WRITTEN INSTRUCTION: Every line below is to be copied exactly, with the pictures left out.

════════════════════

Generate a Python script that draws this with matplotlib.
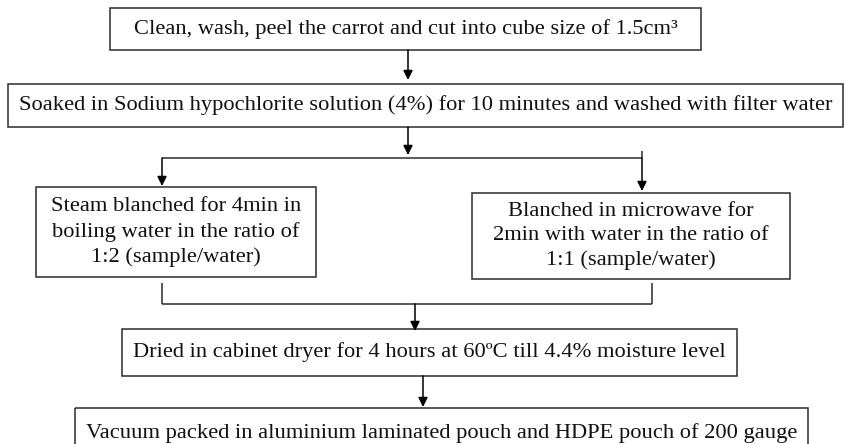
import matplotlib
matplotlib.use("Agg")
import matplotlib.pyplot as plt
from matplotlib.patches import Rectangle

plt.rcParams['font.family'] = ['Liberation Serif', 'DejaVu Serif']

# step texts of the flow chart
step_top = "Clean, wash, peel the carrot and cut into cube size of 1.5cm³"
step_wash = "Soaked in Sodium hypochlorite solution (4%) for 10 minutes and washed with filter water"
step_left = "Steam blanched for 4min in\nboiling water in the ratio of\n1:2 (sample/water)"
step_right = "Blanched in microwave for\n2min with water in the ratio of\n1:1 (sample/water)"
step_dry = "Dried in cabinet dryer for 4 hours at 60ºC till 4.4% moisture level"
step_pack = "Vacuum packed in aluminium laminated pouch and HDPE pouch of 200 gauge"

W, H = 846, 444
fig = plt.figure(figsize=(W / 100, H / 100), dpi=100)
ax = fig.add_axes([0, 0, 1, 1])
ax.set_xlim(0, W)
ax.set_ylim(H, 0)
ax.axis('off')

ec = '#2b2b2b'
fs = 16.2


def box(x0, y0, x1, y1, txt, ls=1.0):
    ax.add_patch(Rectangle((x0, y0), x1 - x0, y1 - y0, fill=False,
                           edgecolor=ec, lw=1.1))
    ax.text((x0 + x1) / 2, (y0 + y1) / 2, txt, ha='center', va='center',
            fontsize=fs, linespacing=ls, color='#111111')


def arrow(x, y0, y1):
    ax.annotate('', xy=(x, y1), xytext=(x, y0),
                arrowprops=dict(arrowstyle='-|>', color='black', lw=1.1,
                                mutation_scale=14, shrinkA=0, shrinkB=0))


def line(xs, ys):
    ax.plot(xs, ys, color=ec, lw=1.1, solid_capstyle='butt')


box(110, 8, 701, 50, step_top)
arrow(408, 50, 80)
box(8, 84, 843, 127, step_wash)
arrow(408, 127, 155)

# split
line([162, 642], [158, 158])
line([642, 642], [151, 158])
arrow(162, 158, 186)
arrow(642, 158, 191)
box(36, 187, 316, 277, step_left, ls=1.38)
box(472, 193, 790, 279, step_right, ls=1.38)

# merge
line([162, 162], [283, 304])
line([652, 652], [283, 304])
line([162, 652], [304, 304])
arrow(415, 304, 331)
box(122, 329, 737, 376, step_dry)
arrow(423, 376, 407)
box(75, 408, 808, 458, step_pack)

fig.savefig('out.png', dpi=100)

════════════════════

RESPONSE TO THIS TASK:
Generate a Python script that draws this with matplotlib.
import matplotlib
matplotlib.use("Agg")
import matplotlib.pyplot as plt
from matplotlib.patches import Rectangle

plt.rcParams['font.family'] = ['Liberation Serif', 'DejaVu Serif']

# step texts of the flow chart
step_top = "Clean, wash, peel the carrot and cut into cube size of 1.5cm³"
step_wash = "Soaked in Sodium hypochlorite solution (4%) for 10 minutes and washed with filter water"
step_left = "Steam blanched for 4min in\nboiling water in the ratio of\n1:2 (sample/water)"
step_right = "Blanched in microwave for\n2min with water in the ratio of\n1:1 (sample/water)"
step_dry = "Dried in cabinet dryer for 4 hours at 60ºC till 4.4% moisture level"
step_pack = "Vacuum packed in aluminium laminated pouch and HDPE pouch of 200 gauge"

W, H = 846, 444
fig = plt.figure(figsize=(W / 100, H / 100), dpi=100)
ax = fig.add_axes([0, 0, 1, 1])
ax.set_xlim(0, W)
ax.set_ylim(H, 0)
ax.axis('off')

ec = '#2b2b2b'
fs = 16.2


def box(x0, y0, x1, y1, txt, ls=1.0):
    ax.add_patch(Rectangle((x0, y0), x1 - x0, y1 - y0, fill=False,
                           edgecolor=ec, lw=1.1))
    ax.text((x0 + x1) / 2, (y0 + y1) / 2, txt, ha='center', va='center',
            fontsize=fs, linespacing=ls, color='#111111')


def arrow(x, y0, y1):
    ax.annotate('', xy=(x, y1), xytext=(x, y0),
                arrowprops=dict(arrowstyle='-|>', color='black', lw=1.1,
                                mutation_scale=14, shrinkA=0, shrinkB=0))


def line(xs, ys):
    ax.plot(xs, ys, color=ec, lw=1.1, solid_capstyle='butt')


box(110, 8, 701, 50, step_top)
arrow(408, 50, 80)
box(8, 84, 843, 127, step_wash)
arrow(408, 127, 155)

# split
line([162, 642], [158, 158])
line([642, 642], [151, 158])
arrow(162, 158, 186)
arrow(642, 158, 191)
box(36, 187, 316, 277, step_left, ls=1.38)
box(472, 193, 790, 279, step_right, ls=1.38)

# merge
line([162, 162], [283, 304])
line([652, 652], [283, 304])
line([162, 652], [304, 304])
arrow(415, 304, 331)
box(122, 329, 737, 376, step_dry)
arrow(423, 376, 407)
box(75, 408, 808, 458, step_pack)

fig.savefig('out.png', dpi=100)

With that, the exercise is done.